Over 1,500 indigenous organizations and advocates have added their voices in support of ending this practice nationally. The American Psychological Association explains the use of Native American mascots are “undermining the educational experiences of members of all communities-especially those who have had little or no contact with indigenous peoples” because these symbols are teaching students that it is acceptable to appropriate cultures and perpetuate the spread of inaccurate and harmful stereotypes. The use of Native Americans as a mascot is so immensely immoral when considering the history of Natives. The National Congress of American Indians describes it best, saying that, “Indian mascots and stereotypes present a misleading image of Indian people and feed the historic myths that have been used to whitewash a history of oppression.” 

As a community that’s appropriated indigenous American culture by so proudly calling ourselves Indians, Seminoles, Warriors, we must ask ourselves what we’ve actually done to demonstrate our love, admiration, and respect for these disenfranchised people. While school officials claim the mascot names are well-intended and a show of respect, the only truly respectable thing to do is to choose another that is better suited and does not offend a specific group of people. We could even take it one step further by converting the outpouring of love for “the Indian” by creating service programs and fundraising initiatives that support indigenous Americans who still desperately seek full racial equality and continue fighting to preserve their culture and way of life on stolen land. 

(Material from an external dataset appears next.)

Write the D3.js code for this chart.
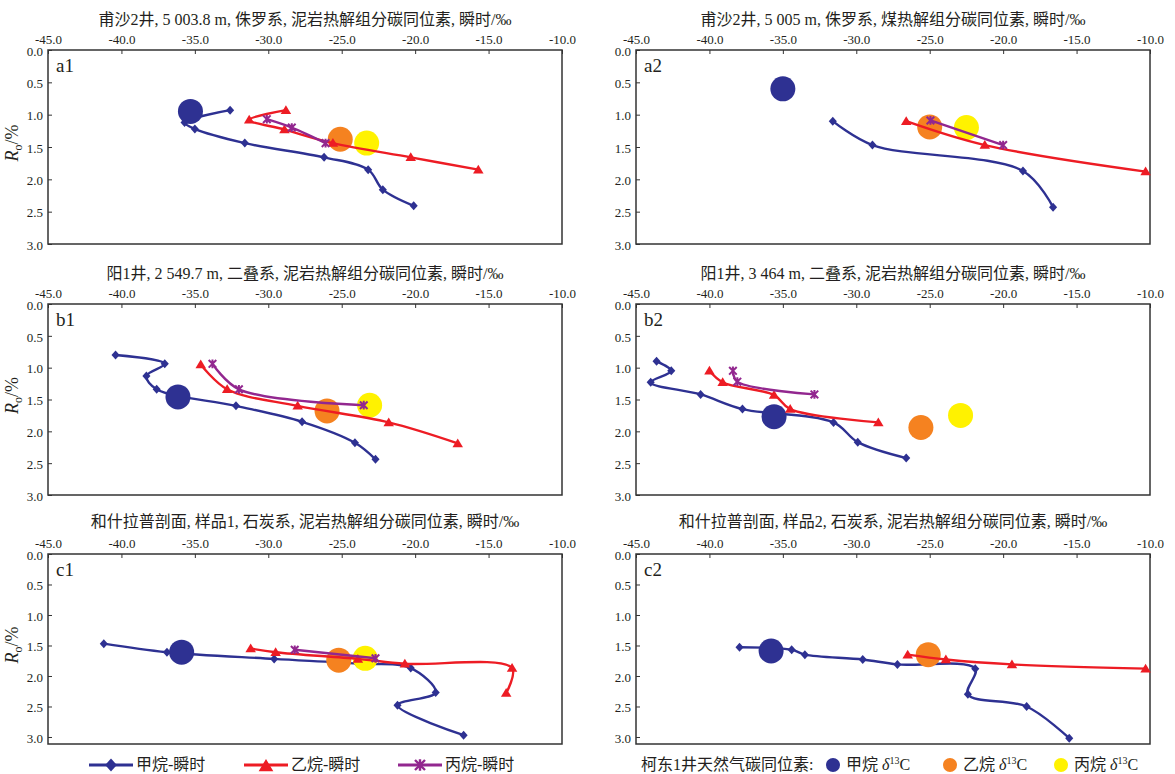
<!DOCTYPE html>
<html><head><meta charset="utf-8">
<script src="https://cdn.jsdelivr.net/npm/d3@7"></script>
<style>
html,body{margin:0;padding:0;background:#fff;}
svg text{font-family:"Liberation Serif","Noto Sans CJK SC",serif;fill:#231f20;}
</style></head>
<body><svg id="chart" width="1175" height="774"></svg>
<script>
// ---------- data ----------
const xTicks = [-45, -40, -35, -30, -25, -20, -15, -10];
const yTicks = [0, 0.5, 1.0, 1.5, 2.0, 2.5, 3.0];
const panelIds = ["a1", "a2", "b1", "b2", "c1", "c2"];
const panelTitles = [
  "甫沙2井, 5 003.8 m, 侏罗系, 泥岩热解组分碳同位素, 瞬时/‰",
  "甫沙2井, 5 005 m, 侏罗系, 煤热解组分碳同位素, 瞬时/‰",
  "阳1井, 2 549.7 m, 二叠系, 泥岩热解组分碳同位素, 瞬时/‰",
  "阳1井, 3 464 m, 二叠系, 泥岩热解组分碳同位素, 瞬时/‰",
  "和什拉普剖面, 样品1, 石炭系, 泥岩热解组分碳同位素, 瞬时/‰",
  "和什拉普剖面, 样品2, 石炭系, 泥岩热解组分碳同位素, 瞬时/‰"
];
// [δ13C ‰, Ro %]
const a1Methane = [[-32.6,0.93],[-35.7,1.12],[-35.0,1.22],[-31.6,1.44],[-26.2,1.66],[-23.2,1.85],[-22.2,2.16],[-20.1,2.41]];
const a1Ethane  = [[-28.8,0.93],[-31.3,1.08],[-28.9,1.23],[-25.6,1.44],[-20.3,1.66],[-15.7,1.85]];
const a1Propane = [[-30.1,1.07],[-28.4,1.20],[-26.1,1.44]];
const a1Gas     = [[-35.3,0.95],[-25.1,1.38],[-23.3,1.44]];

const a2Methane = [[-31.6,1.10],[-28.9,1.47],[-18.65,1.87],[-16.6,2.43]];
const a2Ethane  = [[-26.6,1.10],[-21.25,1.47],[-10.3,1.88]];
const a2Propane = [[-24.95,1.09],[-20.0,1.47]];
const a2Gas     = [[-35.0,0.60],[-25.0,1.19],[-22.5,1.20]];

const b1Methane = [[-40.4,0.80],[-37.05,0.94],[-38.3,1.13],[-37.6,1.34],[-32.2,1.60],[-27.7,1.85],[-24.1,2.18],[-22.7,2.44]];
const b1Ethane  = [[-34.6,0.95],[-32.8,1.34],[-28.0,1.60],[-21.8,1.86],[-17.1,2.19]];
const b1Propane = [[-33.8,0.94],[-32.0,1.34],[-23.5,1.59]];
const b1Gas     = [[-36.15,1.46],[-26.0,1.68],[-23.1,1.59]];

const b2Methane = [[-43.6,0.90],[-42.6,1.05],[-44.0,1.23],[-40.6,1.42],[-37.75,1.65],[-31.55,1.86],[-29.9,2.17],[-26.6,2.42]];
const b2Ethane  = [[-40.0,1.05],[-39.1,1.23],[-35.6,1.43],[-34.5,1.65],[-28.5,1.86]];
const b2Propane = [[-38.4,1.05],[-38.1,1.22],[-32.85,1.42]];
const b2Gas     = [[-35.6,1.77],[-25.6,1.94],[-22.9,1.75]];

const c1Methane = [[-41.2,1.47],[-36.9,1.61],[-29.6,1.72],[-23.9,1.80],[-20.3,1.87],[-18.6,2.27],[-21.2,2.48],[-16.7,2.97]];
const c1Ethane  = [[-31.2,1.55],[-29.5,1.61],[-23.9,1.72],[-20.7,1.80],[-13.4,1.87],[-13.8,2.28]];
const c1Propane = [[-28.2,1.57],[-22.7,1.71]];
const c1Gas     = [[-35.9,1.61],[-25.2,1.74],[-23.4,1.71]];

const c2Methane = [[-37.95,1.53],[-34.4,1.57],[-33.5,1.65],[-29.56,1.73],[-27.2,1.81],[-21.9,1.88],[-22.4,2.30],[-18.4,2.50],[-15.5,3.02]];
const c2Ethane  = [[-26.5,1.65],[-23.9,1.73],[-19.4,1.81],[-10.3,1.88]];
const c2Propane = [];
const c2Gas     = [[-35.8,1.59],[-25.1,1.65]];

const seriesNames = ["甲烷-瞬时", "乙烷-瞬时", "丙烷-瞬时"];
const gasNames = ["甲烷", "乙烷", "丙烷"];
const legendLead = "柯东1井天然气碳同位素:";

// ---------- styles / layout ----------
const COL = {methane:"#2e3192", ethane:"#ed1c24", propane:"#92278f"};
const GAS = ["#2e3192", "#f58220", "#fff200"];
const cols = [{x0:48, x1:562}, {x0:636, x1:1150}];
const rows = [
  {y0:50,  y1:244, yMax:3.0,   tb:25},
  {y0:304, y1:495, yMax:3.0,   tb:279},
  {y0:554, y1:744, yMax:3.115, tb:527}
];
const panelData = {
  a1:[a1Methane,a1Ethane,a1Propane,a1Gas], a2:[a2Methane,a2Ethane,a2Propane,a2Gas],
  b1:[b1Methane,b1Ethane,b1Propane,b1Gas], b2:[b2Methane,b2Ethane,b2Propane,b2Gas],
  c1:[c1Methane,c1Ethane,c1Propane,c1Gas], c2:[c2Methane,c2Ethane,c2Propane,c2Gas]
};

const svg = d3.select("#chart");

function diamond(g, cx, cy, s, color){
  g.append("path").attr("d",`M${cx},${cy-s}L${cx+s*0.9},${cy}L${cx},${cy+s}L${cx-s*0.9},${cy}Z`).attr("fill",color);
}
function triangle(g, cx, cy, s, color){
  g.append("path").attr("d",`M${cx},${cy-s}L${cx+s*1.05},${cy+s*0.75}L${cx-s*1.05},${cy+s*0.75}Z`).attr("fill",color);
}
function star(g, cx, cy, s, color, w){
  g.append("path").attr("d",`M${cx-s},${cy-s}L${cx+s},${cy+s}M${cx-s},${cy+s}L${cx+s},${cy-s}M${cx},${cy-s*1.15}L${cx},${cy+s*1.15}`)
   .attr("stroke",color).attr("stroke-width",w).attr("fill","none");
}

panelIds.forEach((id, i) => {
  const c = cols[i % 2], r = rows[Math.floor(i / 2)];
  const x = d3.scaleLinear().domain([-45, -10]).range([c.x0, c.x1]);
  const y = d3.scaleLinear().domain([0, r.yMax]).range([r.y0, r.y1]);
  const g = svg.append("g");

  // title
  g.append("text").attr("x", (c.x0 + c.x1) / 2).attr("y", r.tb).attr("text-anchor","middle")
    .attr("font-size", 16).text(panelTitles[i]);

  // axes
  const ax = g.append("g").attr("transform", `translate(0,${r.y0})`)
    .call(d3.axisTop(x).tickValues(xTicks).tickSize(-4).tickPadding(6).tickFormat(d => d.toFixed(1)));
  const ay = g.append("g").attr("transform", `translate(${c.x0},0)`)
    .call(d3.axisLeft(y).tickValues(yTicks).tickSize(-4).tickPadding(5).tickFormat(d => d.toFixed(1)));
  [ax, ay].forEach(a => {
    a.select(".domain").remove();
    a.selectAll("line").attr("stroke","#333").attr("stroke-width",1);
    a.selectAll("text").attr("font-size",13).attr("font-family","Liberation Serif").attr("fill","#231f20");
  });
  ay.selectAll("text").attr("dy","0.4em");

  // frame
  g.append("rect").attr("x", c.x0).attr("y", r.y0).attr("width", c.x1 - c.x0).attr("height", r.y1 - r.y0)
    .attr("fill","none").attr("stroke","#333").attr("stroke-width",1.5);

  // panel label
  g.append("text").attr("x", c.x0 + 8).attr("y", r.y0 + 22).attr("font-size", 19).text(id);

  // y label (left column only)
  if (i % 2 === 0) {
    const t = g.append("text").attr("transform", `translate(18,${(r.y0 + r.y1) / 2 - 4}) rotate(-90)`)
      .attr("text-anchor","middle").attr("font-size", 18);
    t.append("tspan").attr("font-style","italic").text("R");
    t.append("tspan").attr("font-size", 12).attr("dy", 4).text("o");
    t.append("tspan").attr("dy", -4).text("/%");
  }

  const [me, et, pr, gas] = panelData[id];
  const line = d3.line().x(d => x(d[0])).y(d => y(d[1])).curve(d3.curveCatmullRom.alpha(0.5));

  // methane line + markers
  g.append("path").attr("d", line(me)).attr("fill","none").attr("stroke", COL.methane).attr("stroke-width", 2.4);
  me.forEach(d => diamond(g, x(d[0]), y(d[1]), 4.5, COL.methane));

  // natural gas circles
  gas.forEach((d, k) => g.append("circle").attr("cx", x(d[0])).attr("cy", y(d[1])).attr("r", 12.5).attr("fill", GAS[k]));

  // ethane
  if (et.length) {
    g.append("path").attr("d", line(et)).attr("fill","none").attr("stroke", COL.ethane).attr("stroke-width", 2.4);
    et.forEach(d => triangle(g, x(d[0]), y(d[1]), 5, COL.ethane));
  }
  // propane
  if (pr.length) {
    g.append("path").attr("d", line(pr)).attr("fill","none").attr("stroke", COL.propane).attr("stroke-width", 2.4);
    pr.forEach(d => star(g, x(d[0]), y(d[1]), 3.8, COL.propane, 2));
  }
});

// ---------- legends ----------
const ly = 765;
const leg = svg.append("g");
const legX = [89, 244, 398];
const legCol = [COL.methane, COL.ethane, COL.propane];
seriesNames.forEach((name, k) => {
  const x0 = legX[k];
  leg.append("line").attr("x1", x0).attr("x2", x0 + 44).attr("y1", ly).attr("y2", ly)
    .attr("stroke", legCol[k]).attr("stroke-width", 3);
  const mx = x0 + 22;
  if (k === 0) diamond(leg, mx, ly, 6.5, legCol[k]);
  if (k === 1) triangle(leg, mx, ly + 1, 7, legCol[k]);
  if (k === 2) star(leg, mx, ly, 5, legCol[k], 2.4);
  leg.append("text").attr("x", x0 + 47).attr("y", ly + 5).attr("font-size", 16).text(name);
});

leg.append("text").attr("x", 641).attr("y", ly + 5).attr("font-size", 16).text(legendLead);
const gasX = [833, 950, 1061];
gasNames.forEach((name, k) => {
  leg.append("circle").attr("cx", gasX[k]).attr("cy", ly).attr("r", 7).attr("fill", GAS[k]);
  const t = leg.append("text").attr("x", gasX[k] + 13).attr("y", ly + 5).attr("font-size", 16);
  t.append("tspan").text(name + " ");
  t.append("tspan").attr("font-style","italic").text("δ");
  t.append("tspan").attr("font-size", 10).attr("dy", -6).text("13");
  t.append("tspan").attr("dy", 6).text("C");
});
</script></body></html>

By addressing the issues of our schools' mascots, we can take a huge step in eliminating racial prejudice in our schools and community. While school officials claim their intentions are good and that the namings are a sign of respect, tradition is no excuse for racism of any kind. The education we received at Toms River Regional has taught us this much, so let's stand together and right this wrong. Together, we can create the change that we want to see. We Are TR.